Calvert Catholic Schools faculty completed a three-phase bullying prevention program Wednesday presented by Frank DiLallo of the Diocese of Toledo.

The program, “Peace Be With You: Christ-Centered Bullying Solution,” written by DiLallo and co-authored by Thom Powers, began in 2001. DiLallo said after the 1999 Columbine High School massacre in Colorado, he wanted to do something.

“Just thinking about something like that happening in a school was mind boggling to me,” DiLallo said. “I couldn’t imagine what the administrators and faculty were going through.”

DiLallo began to compose an audio CD called the “Peace Project.” From there, he discussed leadership, interpersonal and intrapersonal skills in schools. He came to realize that what he had was the foundation of a program.

“I would constantly get calls about bullying, so I began to field test the program in the schools,” DiLallo said.

The workshop is a two-hour, three-phase program that begins with discussing leadership and how a person see himself or herself as a leader. Phases two and three discuss interpersonal and intrapersonal skills.

The phases include activities and come with a student workbook.

“We want the activities to be thought-provoking and engaging,” DiLallo said. “The interaction then is able to bridge the gap between school and home.”

The program also has a secular version for public schools called “Peace2U Three Phase Bullying Solution,” DiLallo said.

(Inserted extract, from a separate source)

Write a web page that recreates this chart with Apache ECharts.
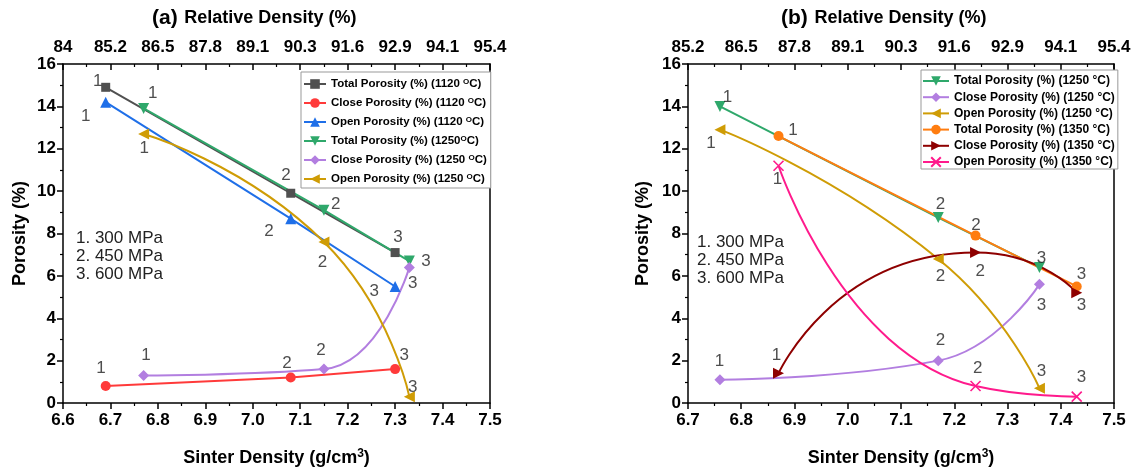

“No school is immune to bullying,” he said.

The program targets grades four through eight. DiLallo said he wants to create a program for kindergarten through third grade.

“Bullying seems to be happening earlier and earlier,” DiLallo said.

Superintendent Gerald Schoen said the program is intended to prevent bullying and ensure a safe and thriving learning environment for Calvert students and staff.

Pat Berman, technology teacher at Calvert who has gone through the program once before, said this program does good and makes a difference.

High School Spanish teacher Dana Culbert said the program makes everyone aware of the unity, that we’re all human.

“The program gives students a chance to see how their actions affect others and allows them to see themselves in another person’s shoes and to see how they feel,” Culbert said.